DNA ligase is used to create a phosphodiester bond between the 5' phosphate and 3' hydroxyl groups of DNA. Most commonly, one needs to insert a DNA sequence of interest into a plasmid. Ideally, you can cut the DNA and vector with the same restriction enzyme. Then you can add both DNA sequences, the cut insert and vector sequence, and ligate them together to form a circular vector using DNA ligase. T4 DNA ligase is the most commonly used DNA ligase for molecular biology techniques.
Endy:DNA ligation using T4 DNA ligase -- Using T4 DNA Ligase
Knight:DNA ligation using NEB Quick Ligation Kit -- 5min ligation.

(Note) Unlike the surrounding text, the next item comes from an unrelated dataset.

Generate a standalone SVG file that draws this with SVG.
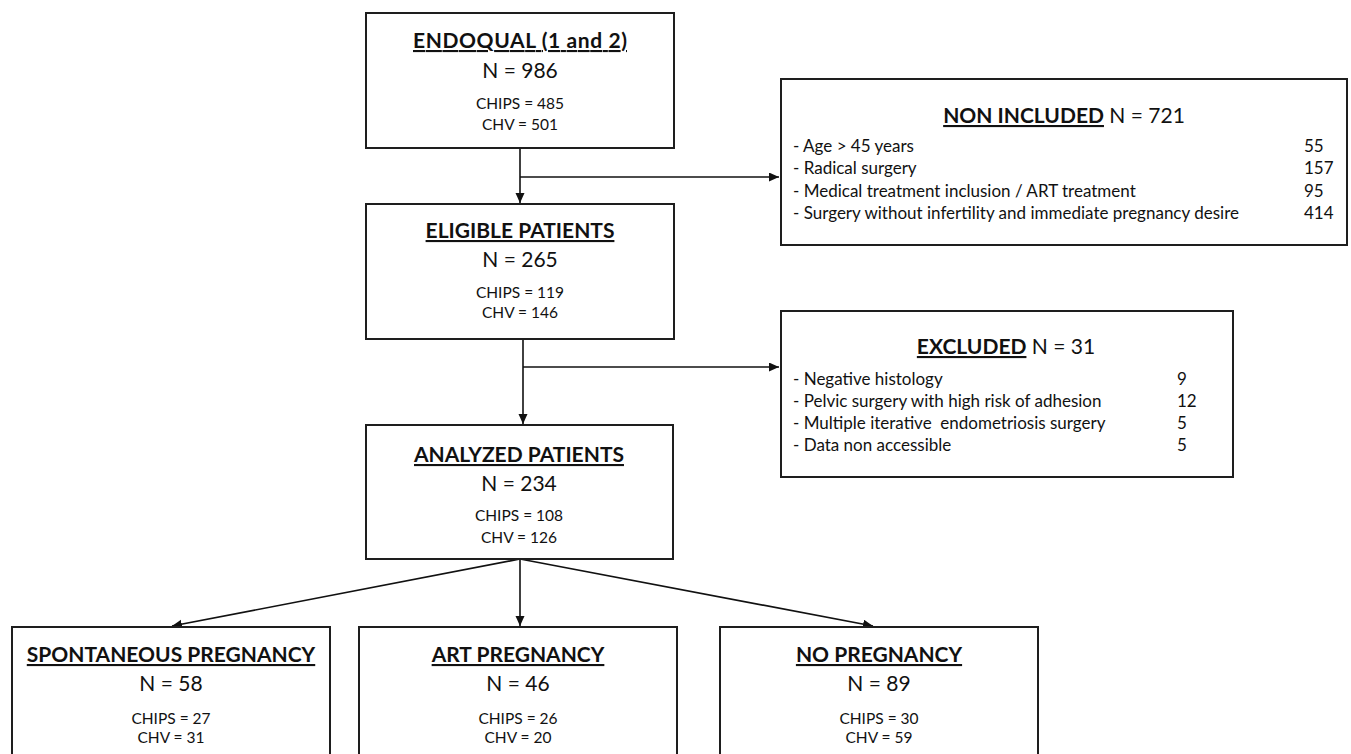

Knight:TOPO TA cloning -- For PCR products.
Silver:Ligation -- A protocol using the Roche Kit.
BE.109:DNA ligation -- A ligation protocol for classroom use in a laboratory class taught at MIT. Uses T4 DNA ligase but has interesting tips and tricks.
Factors Affecting Efficiency
A protocol analysis experiment for a typical DNA ligation (7.2 kb vector + 0.6 kb insert, sticky ends) gave optimal ligation efficiency when 50 ng of vector was ligated overnight at 16°C with a 2:1 insert:vector molar ratio and standard T4 ligase. Ligase was heat inactivated at 65°C for 20 mins before 2 µl (of 20 µl) was used to transform commercial heat-shock competent cells.
Ligation efficiency was marginally decreased by
- Doing a 1 hr ligation at room temperature
- Using 100 ng vector
- Using insert:vector molar ratios of 5:1 and 1:1
Ligation efficiency was noticably decreased (x100) by
- Sticky end ligation with a larger insert (5.2 kb vector + 2.6 kb insert)
- Blunt end ligation
Ligation efficiency was severely decreased (x10000) by
- Using DNA fragments that have been exposed to Ethidium Bromide and UV during the gel extraction procedure (difficult to avoid but heartily recommended)
- Using the NEB Quick Ligation Kit
- If you are having trouble with your ligation, NEB offers FAQ's (Quick Ligation T4 DNA ligase) to help.
- Prior to the ligation, some heat their DNA slightly (maybe ~37°C) to melt any sticky ends which may have annealed improperly at low temperatures.
- Tom Knight has read that ligase can inhibit transformation. By heat-inactivating the ligase, this inhibition can be avoided. However, according to the NEB FAQ, heat-inactivation of PEG (which is present in the ligation reaction) also inhibits transformation, therefore a spin-column purification is recommended prior to transformation if you are having problems.
- Treating PCR products with proteinase K prior to restriction digest dramatically improves the efficiency of subsequent ligation reactions.